## [Collected data entries]
------------------------------------

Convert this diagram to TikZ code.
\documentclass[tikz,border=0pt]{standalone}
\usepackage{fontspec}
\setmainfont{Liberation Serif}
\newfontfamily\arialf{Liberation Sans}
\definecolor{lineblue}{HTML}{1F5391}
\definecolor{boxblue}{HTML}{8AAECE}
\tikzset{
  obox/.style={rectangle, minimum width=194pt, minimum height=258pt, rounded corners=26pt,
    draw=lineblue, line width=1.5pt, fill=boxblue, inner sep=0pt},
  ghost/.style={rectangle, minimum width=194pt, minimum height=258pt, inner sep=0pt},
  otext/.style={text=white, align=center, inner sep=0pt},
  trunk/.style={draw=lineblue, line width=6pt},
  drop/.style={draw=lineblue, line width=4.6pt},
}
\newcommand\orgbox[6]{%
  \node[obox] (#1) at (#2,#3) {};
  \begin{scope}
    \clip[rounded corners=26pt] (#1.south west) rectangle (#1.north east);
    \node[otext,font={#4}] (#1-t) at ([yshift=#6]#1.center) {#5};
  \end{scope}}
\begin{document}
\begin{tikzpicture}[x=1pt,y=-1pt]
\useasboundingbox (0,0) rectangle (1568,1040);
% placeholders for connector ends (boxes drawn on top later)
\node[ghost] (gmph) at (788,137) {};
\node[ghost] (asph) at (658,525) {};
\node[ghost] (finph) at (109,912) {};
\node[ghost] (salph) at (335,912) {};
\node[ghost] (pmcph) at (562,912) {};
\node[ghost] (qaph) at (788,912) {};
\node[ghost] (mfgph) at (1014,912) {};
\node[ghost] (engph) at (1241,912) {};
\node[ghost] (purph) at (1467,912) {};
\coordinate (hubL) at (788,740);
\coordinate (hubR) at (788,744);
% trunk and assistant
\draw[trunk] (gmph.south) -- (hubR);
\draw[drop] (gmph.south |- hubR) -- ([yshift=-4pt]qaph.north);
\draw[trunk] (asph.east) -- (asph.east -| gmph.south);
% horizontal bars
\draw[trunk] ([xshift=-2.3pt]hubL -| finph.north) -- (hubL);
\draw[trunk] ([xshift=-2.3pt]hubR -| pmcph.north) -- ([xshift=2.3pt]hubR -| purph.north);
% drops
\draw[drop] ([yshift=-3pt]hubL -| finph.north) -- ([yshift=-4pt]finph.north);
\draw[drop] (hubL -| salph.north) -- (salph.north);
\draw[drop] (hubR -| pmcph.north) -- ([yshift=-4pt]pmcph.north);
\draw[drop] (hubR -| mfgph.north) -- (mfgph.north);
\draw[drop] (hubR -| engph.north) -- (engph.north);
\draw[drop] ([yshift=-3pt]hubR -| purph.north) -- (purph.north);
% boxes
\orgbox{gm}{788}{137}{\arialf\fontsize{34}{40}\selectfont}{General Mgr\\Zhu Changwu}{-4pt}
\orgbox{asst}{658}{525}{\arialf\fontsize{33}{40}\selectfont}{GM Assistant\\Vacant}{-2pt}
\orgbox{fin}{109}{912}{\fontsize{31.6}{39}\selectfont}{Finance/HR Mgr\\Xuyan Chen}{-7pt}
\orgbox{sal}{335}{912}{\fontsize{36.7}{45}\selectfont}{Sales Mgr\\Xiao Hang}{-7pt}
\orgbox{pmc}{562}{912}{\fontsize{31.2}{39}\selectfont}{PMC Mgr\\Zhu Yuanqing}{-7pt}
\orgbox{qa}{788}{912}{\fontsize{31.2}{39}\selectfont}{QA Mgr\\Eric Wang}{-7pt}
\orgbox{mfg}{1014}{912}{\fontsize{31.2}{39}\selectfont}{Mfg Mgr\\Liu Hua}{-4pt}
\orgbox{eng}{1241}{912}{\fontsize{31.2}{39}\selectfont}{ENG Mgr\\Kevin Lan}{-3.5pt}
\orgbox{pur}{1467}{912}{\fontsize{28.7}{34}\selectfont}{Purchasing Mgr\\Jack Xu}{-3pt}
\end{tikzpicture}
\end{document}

------------------------------------

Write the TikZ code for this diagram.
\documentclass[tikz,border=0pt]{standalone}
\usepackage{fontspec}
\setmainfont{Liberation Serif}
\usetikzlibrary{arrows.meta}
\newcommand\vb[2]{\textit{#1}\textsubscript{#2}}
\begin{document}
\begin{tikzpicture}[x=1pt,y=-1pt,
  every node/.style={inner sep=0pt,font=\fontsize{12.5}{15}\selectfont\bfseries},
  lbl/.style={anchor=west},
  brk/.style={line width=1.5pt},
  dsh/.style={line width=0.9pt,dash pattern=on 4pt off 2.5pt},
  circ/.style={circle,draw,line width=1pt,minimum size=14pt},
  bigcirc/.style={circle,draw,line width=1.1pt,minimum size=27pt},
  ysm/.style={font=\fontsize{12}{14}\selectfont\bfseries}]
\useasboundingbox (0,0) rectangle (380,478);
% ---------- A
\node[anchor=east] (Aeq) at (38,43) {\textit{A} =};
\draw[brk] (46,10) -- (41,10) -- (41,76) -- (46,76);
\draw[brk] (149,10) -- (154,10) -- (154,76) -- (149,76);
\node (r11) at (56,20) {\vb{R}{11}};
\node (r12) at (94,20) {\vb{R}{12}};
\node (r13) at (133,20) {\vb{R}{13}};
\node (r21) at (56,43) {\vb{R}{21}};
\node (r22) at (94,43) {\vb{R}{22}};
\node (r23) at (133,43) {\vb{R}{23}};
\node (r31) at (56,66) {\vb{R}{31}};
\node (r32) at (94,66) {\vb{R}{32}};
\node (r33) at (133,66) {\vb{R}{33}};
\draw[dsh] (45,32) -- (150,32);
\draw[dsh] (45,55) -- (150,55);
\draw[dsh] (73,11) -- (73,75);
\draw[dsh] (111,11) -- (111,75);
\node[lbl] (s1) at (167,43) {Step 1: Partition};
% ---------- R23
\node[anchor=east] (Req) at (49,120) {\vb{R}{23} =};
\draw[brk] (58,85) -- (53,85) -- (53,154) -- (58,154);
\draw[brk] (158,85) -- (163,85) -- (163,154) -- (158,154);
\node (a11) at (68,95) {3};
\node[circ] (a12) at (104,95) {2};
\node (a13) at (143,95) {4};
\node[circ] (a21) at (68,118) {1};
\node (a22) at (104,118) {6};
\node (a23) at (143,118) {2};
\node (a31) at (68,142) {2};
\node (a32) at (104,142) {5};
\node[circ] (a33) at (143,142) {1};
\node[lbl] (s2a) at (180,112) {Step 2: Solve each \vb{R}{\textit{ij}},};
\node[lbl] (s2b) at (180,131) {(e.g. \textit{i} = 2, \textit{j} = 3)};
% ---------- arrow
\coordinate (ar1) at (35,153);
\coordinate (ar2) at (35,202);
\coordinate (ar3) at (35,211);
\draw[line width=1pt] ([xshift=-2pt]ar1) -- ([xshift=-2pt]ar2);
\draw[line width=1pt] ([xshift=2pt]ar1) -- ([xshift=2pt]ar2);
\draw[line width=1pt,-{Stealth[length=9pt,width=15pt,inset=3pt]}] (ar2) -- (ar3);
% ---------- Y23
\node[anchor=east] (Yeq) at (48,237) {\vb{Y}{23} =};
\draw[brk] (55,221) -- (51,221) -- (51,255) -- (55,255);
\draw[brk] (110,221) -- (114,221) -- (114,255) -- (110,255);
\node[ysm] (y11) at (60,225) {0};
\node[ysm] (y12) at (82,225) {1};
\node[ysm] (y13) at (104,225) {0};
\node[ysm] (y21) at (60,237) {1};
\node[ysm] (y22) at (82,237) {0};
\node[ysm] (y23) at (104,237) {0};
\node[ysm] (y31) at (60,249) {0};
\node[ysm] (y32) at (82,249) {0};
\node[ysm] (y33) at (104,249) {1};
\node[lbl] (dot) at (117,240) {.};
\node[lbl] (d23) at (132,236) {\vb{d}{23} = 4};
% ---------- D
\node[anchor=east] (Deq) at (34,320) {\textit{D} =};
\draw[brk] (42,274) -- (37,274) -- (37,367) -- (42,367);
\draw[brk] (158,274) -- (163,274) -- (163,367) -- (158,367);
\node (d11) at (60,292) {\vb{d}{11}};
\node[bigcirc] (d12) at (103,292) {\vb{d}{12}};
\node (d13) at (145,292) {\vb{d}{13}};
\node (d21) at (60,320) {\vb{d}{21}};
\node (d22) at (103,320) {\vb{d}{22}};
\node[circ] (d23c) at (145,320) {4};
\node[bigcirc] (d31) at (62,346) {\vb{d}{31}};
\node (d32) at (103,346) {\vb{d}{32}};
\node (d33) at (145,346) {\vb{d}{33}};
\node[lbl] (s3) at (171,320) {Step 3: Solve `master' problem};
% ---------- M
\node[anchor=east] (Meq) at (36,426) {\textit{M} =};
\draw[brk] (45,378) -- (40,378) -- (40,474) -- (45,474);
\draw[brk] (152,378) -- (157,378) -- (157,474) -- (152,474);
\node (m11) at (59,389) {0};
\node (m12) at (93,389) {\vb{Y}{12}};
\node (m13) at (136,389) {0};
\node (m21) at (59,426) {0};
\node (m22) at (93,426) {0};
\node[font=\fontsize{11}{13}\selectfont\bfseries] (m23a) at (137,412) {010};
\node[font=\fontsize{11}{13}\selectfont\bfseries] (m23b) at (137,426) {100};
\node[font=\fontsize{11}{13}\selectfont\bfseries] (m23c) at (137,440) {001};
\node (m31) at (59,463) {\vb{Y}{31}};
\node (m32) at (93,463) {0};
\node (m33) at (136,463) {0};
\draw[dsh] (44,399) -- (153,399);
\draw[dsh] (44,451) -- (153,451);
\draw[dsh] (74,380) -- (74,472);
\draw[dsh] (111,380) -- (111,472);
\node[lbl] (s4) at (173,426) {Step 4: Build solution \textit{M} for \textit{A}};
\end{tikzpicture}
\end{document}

------------------------------------

## [What the task requires]
Gather up every line from the listing above in which the word "this" occurs.

## [Expected answer]
Convert this diagram to TikZ code.
Write the TikZ code for this diagram.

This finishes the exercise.